-- START --

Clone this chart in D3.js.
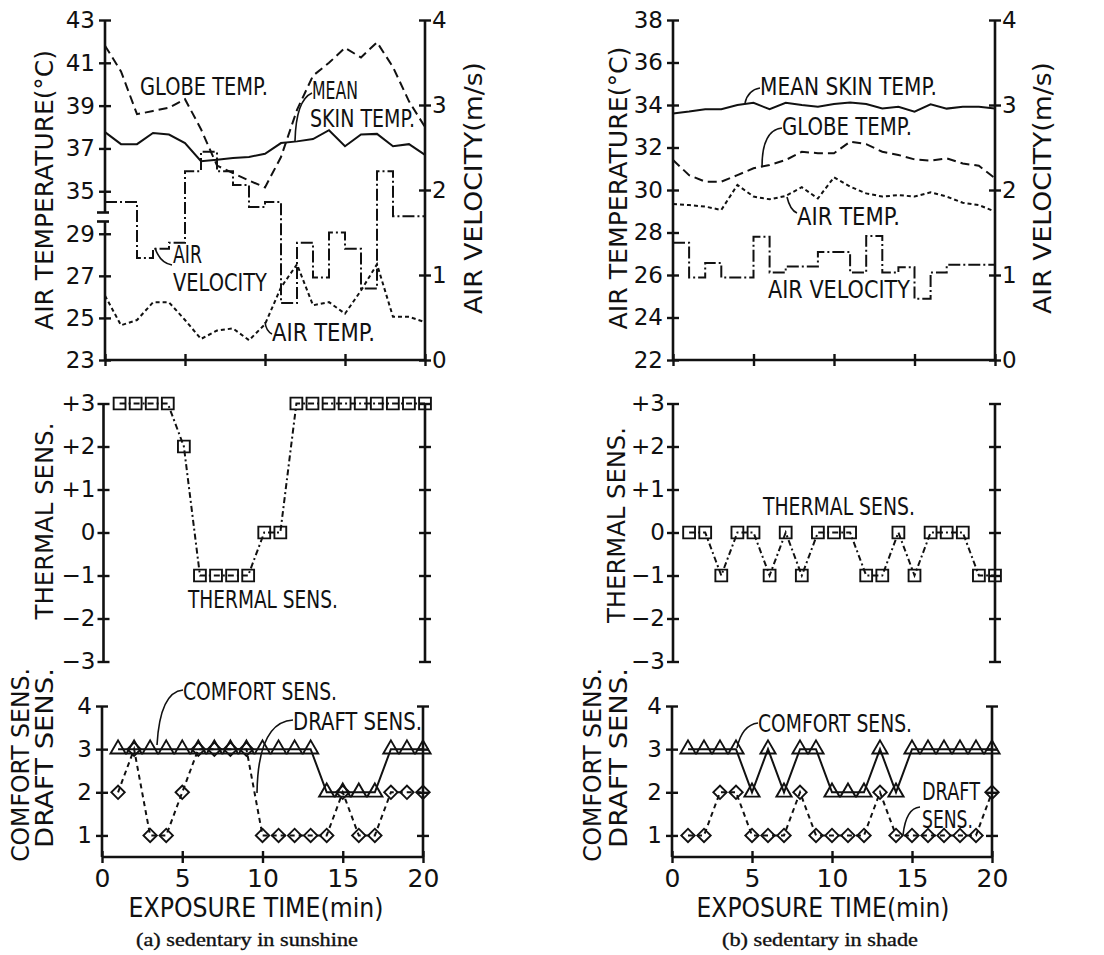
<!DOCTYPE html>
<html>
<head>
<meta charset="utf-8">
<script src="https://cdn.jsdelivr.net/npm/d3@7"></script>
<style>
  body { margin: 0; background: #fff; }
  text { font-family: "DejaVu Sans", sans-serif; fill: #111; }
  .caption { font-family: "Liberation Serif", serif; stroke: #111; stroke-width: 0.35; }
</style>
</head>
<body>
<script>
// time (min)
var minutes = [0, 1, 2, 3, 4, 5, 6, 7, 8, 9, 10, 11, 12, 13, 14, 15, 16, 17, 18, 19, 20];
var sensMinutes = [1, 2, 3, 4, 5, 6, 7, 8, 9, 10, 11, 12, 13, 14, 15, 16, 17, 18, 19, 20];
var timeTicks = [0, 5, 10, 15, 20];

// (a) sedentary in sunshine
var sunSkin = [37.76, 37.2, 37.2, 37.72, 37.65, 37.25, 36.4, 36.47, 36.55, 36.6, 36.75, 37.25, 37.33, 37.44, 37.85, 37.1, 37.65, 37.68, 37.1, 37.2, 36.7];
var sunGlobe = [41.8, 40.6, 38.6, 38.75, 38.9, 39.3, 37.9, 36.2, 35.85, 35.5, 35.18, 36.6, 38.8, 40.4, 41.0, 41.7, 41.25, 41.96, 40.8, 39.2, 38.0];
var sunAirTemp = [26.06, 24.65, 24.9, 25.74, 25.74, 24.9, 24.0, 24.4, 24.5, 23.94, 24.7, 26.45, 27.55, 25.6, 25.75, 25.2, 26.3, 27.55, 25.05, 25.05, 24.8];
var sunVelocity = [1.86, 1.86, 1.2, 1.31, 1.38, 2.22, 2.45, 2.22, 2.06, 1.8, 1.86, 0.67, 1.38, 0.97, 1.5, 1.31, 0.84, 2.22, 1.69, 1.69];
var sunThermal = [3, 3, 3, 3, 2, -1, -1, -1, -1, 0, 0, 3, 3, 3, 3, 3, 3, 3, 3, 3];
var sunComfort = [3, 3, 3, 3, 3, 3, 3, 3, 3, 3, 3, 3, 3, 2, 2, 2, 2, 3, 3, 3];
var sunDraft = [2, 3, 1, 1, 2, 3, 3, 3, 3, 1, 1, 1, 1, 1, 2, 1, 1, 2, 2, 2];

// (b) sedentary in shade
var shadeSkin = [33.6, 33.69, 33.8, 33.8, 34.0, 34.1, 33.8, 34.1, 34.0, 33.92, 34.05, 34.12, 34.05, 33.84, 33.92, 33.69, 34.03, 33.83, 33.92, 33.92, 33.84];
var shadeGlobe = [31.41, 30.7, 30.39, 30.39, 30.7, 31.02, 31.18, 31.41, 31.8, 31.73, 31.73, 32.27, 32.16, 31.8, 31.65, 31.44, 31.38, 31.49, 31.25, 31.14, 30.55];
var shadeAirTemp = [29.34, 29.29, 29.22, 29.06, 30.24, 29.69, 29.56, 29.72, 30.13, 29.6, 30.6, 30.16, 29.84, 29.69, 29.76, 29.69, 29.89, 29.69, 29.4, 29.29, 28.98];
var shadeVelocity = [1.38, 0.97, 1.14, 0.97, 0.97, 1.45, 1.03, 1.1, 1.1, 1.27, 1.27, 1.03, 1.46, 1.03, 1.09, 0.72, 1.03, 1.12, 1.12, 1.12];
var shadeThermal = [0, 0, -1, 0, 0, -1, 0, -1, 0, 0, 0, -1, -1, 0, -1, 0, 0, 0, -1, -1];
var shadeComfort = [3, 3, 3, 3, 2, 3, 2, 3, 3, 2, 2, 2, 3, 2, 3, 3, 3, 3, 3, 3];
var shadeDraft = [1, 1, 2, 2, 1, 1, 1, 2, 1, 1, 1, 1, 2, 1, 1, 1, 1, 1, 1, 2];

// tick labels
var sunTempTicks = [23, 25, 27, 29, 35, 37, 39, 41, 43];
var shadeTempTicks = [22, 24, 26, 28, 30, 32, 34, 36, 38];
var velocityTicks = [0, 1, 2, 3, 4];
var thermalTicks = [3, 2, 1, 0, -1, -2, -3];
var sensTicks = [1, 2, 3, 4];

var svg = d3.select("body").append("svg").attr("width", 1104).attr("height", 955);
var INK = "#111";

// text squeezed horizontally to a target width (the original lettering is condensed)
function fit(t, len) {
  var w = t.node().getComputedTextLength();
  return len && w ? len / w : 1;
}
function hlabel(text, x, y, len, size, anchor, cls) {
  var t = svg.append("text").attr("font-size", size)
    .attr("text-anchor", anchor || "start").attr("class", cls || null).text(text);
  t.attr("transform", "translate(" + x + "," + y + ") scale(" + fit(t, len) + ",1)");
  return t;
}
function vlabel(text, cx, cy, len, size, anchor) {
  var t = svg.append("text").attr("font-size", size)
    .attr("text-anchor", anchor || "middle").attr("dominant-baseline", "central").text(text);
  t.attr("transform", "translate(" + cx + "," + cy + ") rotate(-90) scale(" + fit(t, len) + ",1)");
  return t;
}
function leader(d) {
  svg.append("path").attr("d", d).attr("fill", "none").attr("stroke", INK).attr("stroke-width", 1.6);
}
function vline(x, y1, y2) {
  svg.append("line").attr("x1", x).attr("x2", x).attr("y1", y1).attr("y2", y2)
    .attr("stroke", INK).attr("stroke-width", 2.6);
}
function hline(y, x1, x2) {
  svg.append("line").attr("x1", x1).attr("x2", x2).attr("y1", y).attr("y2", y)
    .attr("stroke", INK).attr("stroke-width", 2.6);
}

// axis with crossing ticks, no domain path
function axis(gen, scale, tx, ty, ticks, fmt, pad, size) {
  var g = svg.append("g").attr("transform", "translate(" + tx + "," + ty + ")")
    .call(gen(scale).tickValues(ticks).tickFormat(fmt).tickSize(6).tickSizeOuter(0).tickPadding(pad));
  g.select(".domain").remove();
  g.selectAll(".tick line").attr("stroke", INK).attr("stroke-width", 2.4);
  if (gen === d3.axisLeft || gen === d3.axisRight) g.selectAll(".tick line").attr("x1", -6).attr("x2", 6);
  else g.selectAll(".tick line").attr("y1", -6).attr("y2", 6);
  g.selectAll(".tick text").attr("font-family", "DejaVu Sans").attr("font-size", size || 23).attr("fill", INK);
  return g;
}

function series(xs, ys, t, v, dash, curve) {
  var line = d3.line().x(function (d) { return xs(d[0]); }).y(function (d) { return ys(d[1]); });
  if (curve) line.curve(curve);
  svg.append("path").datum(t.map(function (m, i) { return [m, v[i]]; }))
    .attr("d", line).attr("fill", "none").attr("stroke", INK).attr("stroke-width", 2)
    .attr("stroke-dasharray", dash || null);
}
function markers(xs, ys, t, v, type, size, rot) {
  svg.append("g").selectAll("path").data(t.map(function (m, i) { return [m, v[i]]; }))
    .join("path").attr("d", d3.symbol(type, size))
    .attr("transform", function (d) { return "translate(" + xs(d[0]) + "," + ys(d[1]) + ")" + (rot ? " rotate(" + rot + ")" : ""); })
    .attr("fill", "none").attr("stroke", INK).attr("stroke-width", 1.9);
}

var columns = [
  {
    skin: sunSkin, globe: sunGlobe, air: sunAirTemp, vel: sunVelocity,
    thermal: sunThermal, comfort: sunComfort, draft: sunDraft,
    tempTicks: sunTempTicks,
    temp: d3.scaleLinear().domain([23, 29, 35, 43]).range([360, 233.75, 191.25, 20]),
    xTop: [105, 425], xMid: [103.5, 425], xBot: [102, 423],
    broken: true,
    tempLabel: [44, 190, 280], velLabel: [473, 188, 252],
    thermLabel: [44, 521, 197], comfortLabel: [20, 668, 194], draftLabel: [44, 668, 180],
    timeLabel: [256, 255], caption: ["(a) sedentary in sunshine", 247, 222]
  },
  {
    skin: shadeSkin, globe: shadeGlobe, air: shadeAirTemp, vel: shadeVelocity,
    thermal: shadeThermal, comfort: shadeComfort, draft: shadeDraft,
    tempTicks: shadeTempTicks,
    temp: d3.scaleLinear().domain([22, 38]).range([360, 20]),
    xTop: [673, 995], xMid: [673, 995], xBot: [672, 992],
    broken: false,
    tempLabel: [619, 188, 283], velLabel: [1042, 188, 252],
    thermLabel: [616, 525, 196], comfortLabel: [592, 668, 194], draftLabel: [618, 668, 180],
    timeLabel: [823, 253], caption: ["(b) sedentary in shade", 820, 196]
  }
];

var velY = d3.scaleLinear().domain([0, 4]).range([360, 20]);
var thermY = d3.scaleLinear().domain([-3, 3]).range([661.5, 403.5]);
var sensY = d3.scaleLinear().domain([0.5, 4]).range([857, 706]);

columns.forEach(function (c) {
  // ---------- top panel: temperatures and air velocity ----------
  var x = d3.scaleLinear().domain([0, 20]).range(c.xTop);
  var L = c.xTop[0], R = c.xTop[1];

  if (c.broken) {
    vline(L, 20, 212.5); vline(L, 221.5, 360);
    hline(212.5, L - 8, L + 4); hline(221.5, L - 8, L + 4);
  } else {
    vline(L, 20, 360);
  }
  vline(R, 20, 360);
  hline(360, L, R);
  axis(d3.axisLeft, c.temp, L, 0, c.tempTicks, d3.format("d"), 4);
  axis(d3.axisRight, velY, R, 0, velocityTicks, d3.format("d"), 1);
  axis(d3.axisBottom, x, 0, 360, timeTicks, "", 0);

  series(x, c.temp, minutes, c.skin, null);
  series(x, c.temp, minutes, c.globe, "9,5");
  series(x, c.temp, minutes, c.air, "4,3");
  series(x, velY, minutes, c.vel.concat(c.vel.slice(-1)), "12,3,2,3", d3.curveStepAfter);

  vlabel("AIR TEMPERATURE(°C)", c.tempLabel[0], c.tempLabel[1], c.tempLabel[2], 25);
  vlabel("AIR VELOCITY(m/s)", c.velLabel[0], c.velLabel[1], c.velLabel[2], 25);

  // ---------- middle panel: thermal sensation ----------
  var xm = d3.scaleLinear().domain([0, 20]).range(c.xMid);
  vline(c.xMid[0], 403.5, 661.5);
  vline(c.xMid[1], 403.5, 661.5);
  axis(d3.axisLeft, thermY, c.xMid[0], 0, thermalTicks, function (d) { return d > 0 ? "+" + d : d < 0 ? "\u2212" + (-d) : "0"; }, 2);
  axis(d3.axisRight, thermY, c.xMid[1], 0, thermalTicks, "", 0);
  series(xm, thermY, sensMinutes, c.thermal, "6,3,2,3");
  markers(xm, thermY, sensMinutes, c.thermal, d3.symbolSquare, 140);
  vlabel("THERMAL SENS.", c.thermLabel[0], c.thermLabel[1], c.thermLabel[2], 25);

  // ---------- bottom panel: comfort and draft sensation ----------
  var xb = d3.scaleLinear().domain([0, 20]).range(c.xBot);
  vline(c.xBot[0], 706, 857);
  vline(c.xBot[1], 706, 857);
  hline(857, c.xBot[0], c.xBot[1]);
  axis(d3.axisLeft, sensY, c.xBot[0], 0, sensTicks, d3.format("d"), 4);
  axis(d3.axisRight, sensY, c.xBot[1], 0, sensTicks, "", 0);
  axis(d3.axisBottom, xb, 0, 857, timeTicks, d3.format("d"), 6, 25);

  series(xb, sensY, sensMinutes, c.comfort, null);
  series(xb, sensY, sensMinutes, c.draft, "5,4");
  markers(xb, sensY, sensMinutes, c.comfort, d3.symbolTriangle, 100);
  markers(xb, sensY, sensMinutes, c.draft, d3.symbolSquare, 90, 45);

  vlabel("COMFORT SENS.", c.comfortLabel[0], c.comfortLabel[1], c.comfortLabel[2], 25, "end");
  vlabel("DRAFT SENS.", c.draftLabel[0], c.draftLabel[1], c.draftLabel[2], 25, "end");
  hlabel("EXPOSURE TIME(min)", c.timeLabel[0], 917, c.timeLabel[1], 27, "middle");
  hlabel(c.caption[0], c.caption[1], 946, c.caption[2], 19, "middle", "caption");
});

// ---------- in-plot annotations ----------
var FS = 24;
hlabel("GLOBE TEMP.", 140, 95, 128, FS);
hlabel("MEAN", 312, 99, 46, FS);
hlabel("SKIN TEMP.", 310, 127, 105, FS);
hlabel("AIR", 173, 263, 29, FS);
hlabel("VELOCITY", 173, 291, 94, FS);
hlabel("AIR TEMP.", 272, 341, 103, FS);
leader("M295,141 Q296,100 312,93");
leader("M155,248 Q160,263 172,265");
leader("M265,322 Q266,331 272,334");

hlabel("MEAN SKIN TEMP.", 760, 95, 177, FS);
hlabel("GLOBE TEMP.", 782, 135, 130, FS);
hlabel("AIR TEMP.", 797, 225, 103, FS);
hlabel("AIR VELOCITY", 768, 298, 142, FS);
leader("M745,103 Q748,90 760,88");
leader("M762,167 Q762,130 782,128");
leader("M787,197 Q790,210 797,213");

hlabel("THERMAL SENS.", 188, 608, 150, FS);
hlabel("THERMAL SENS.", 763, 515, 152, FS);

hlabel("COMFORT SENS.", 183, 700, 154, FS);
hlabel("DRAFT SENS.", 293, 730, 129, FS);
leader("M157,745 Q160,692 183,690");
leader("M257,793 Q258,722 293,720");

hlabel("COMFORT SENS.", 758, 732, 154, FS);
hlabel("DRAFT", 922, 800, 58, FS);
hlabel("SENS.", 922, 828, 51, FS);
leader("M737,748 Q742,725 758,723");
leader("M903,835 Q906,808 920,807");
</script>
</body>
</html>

-- END --

Repeat the listing above exactly from its first line to the line containing "var timeTicks = [0, 5, 10, 15, 20];", both included, and omit the pictures.

Clone this chart in D3.js.
<!DOCTYPE html>
<html>
<head>
<meta charset="utf-8">
<script src="https://cdn.jsdelivr.net/npm/d3@7"></script>
<style>
  body { margin: 0; background: #fff; }
  text { font-family: "DejaVu Sans", sans-serif; fill: #111; }
  .caption { font-family: "Liberation Serif", serif; stroke: #111; stroke-width: 0.35; }
</style>
</head>
<body>
<script>
// time (min)
var minutes = [0, 1, 2, 3, 4, 5, 6, 7, 8, 9, 10, 11, 12, 13, 14, 15, 16, 17, 18, 19, 20];
var sensMinutes = [1, 2, 3, 4, 5, 6, 7, 8, 9, 10, 11, 12, 13, 14, 15, 16, 17, 18, 19, 20];
var timeTicks = [0, 5, 10, 15, 20];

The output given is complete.